* _AIM OF THE EXERCISE_
What you return should match every record exactly, with the images removed.

* _DATA SECTION_

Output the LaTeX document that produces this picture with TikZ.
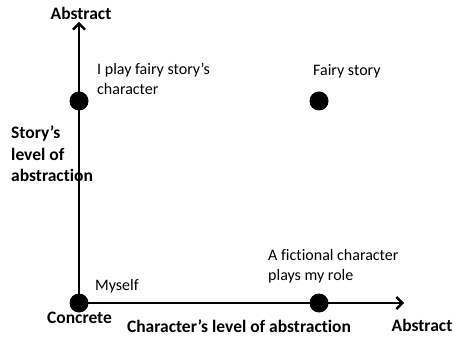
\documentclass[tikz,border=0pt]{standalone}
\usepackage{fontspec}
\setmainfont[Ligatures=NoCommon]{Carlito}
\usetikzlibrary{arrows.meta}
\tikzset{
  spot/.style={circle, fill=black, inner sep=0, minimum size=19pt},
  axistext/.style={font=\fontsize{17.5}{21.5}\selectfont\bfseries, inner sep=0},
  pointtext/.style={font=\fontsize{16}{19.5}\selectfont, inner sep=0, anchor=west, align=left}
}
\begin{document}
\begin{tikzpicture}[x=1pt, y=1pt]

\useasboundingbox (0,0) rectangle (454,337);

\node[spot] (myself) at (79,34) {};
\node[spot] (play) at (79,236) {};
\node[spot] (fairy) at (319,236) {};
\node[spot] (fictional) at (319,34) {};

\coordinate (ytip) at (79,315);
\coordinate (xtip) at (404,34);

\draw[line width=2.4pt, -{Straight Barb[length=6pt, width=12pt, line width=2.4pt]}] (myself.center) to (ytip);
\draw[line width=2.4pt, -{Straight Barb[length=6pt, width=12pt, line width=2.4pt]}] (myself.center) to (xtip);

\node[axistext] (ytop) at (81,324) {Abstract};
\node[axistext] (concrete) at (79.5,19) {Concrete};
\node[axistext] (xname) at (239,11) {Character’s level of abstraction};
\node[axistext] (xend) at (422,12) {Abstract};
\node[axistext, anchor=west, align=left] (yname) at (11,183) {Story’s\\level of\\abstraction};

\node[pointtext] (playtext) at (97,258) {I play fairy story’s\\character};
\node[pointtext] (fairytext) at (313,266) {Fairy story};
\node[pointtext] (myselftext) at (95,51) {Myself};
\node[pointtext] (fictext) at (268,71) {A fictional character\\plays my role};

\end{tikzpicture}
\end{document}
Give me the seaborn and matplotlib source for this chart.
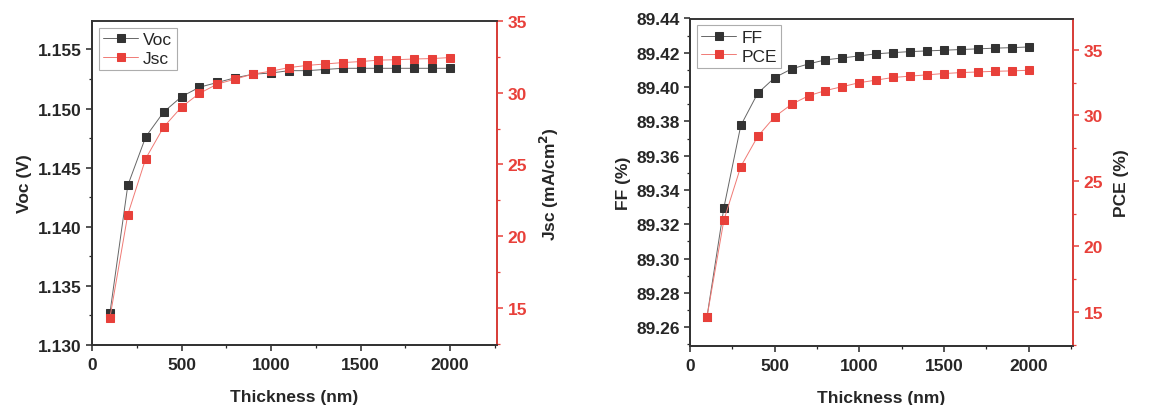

* _TASK ANSWER_
Output the LaTeX document that produces this picture with TikZ.
\documentclass[tikz,border=0pt]{standalone}
\usepackage{fontspec}
\setmainfont[Ligatures=NoCommon]{Carlito}
\usetikzlibrary{arrows.meta}
\tikzset{
  spot/.style={circle, fill=black, inner sep=0, minimum size=19pt},
  axistext/.style={font=\fontsize{17.5}{21.5}\selectfont\bfseries, inner sep=0},
  pointtext/.style={font=\fontsize{16}{19.5}\selectfont, inner sep=0, anchor=west, align=left}
}
\begin{document}
\begin{tikzpicture}[x=1pt, y=1pt]

\useasboundingbox (0,0) rectangle (454,337);

\node[spot] (myself) at (79,34) {};
\node[spot] (play) at (79,236) {};
\node[spot] (fairy) at (319,236) {};
\node[spot] (fictional) at (319,34) {};

\coordinate (ytip) at (79,315);
\coordinate (xtip) at (404,34);

\draw[line width=2.4pt, -{Straight Barb[length=6pt, width=12pt, line width=2.4pt]}] (myself.center) to (ytip);
\draw[line width=2.4pt, -{Straight Barb[length=6pt, width=12pt, line width=2.4pt]}] (myself.center) to (xtip);

\node[axistext] (ytop) at (81,324) {Abstract};
\node[axistext] (concrete) at (79.5,19) {Concrete};
\node[axistext] (xname) at (239,11) {Character’s level of abstraction};
\node[axistext] (xend) at (422,12) {Abstract};
\node[axistext, anchor=west, align=left] (yname) at (11,183) {Story’s\\level of\\abstraction};

\node[pointtext] (playtext) at (97,258) {I play fairy story’s\\character};
\node[pointtext] (fairytext) at (313,266) {Fairy story};
\node[pointtext] (myselftext) at (95,51) {Myself};
\node[pointtext] (fictext) at (268,71) {A fictional character\\plays my role};

\end{tikzpicture}
\end{document}
Give me the seaborn and matplotlib source for this chart.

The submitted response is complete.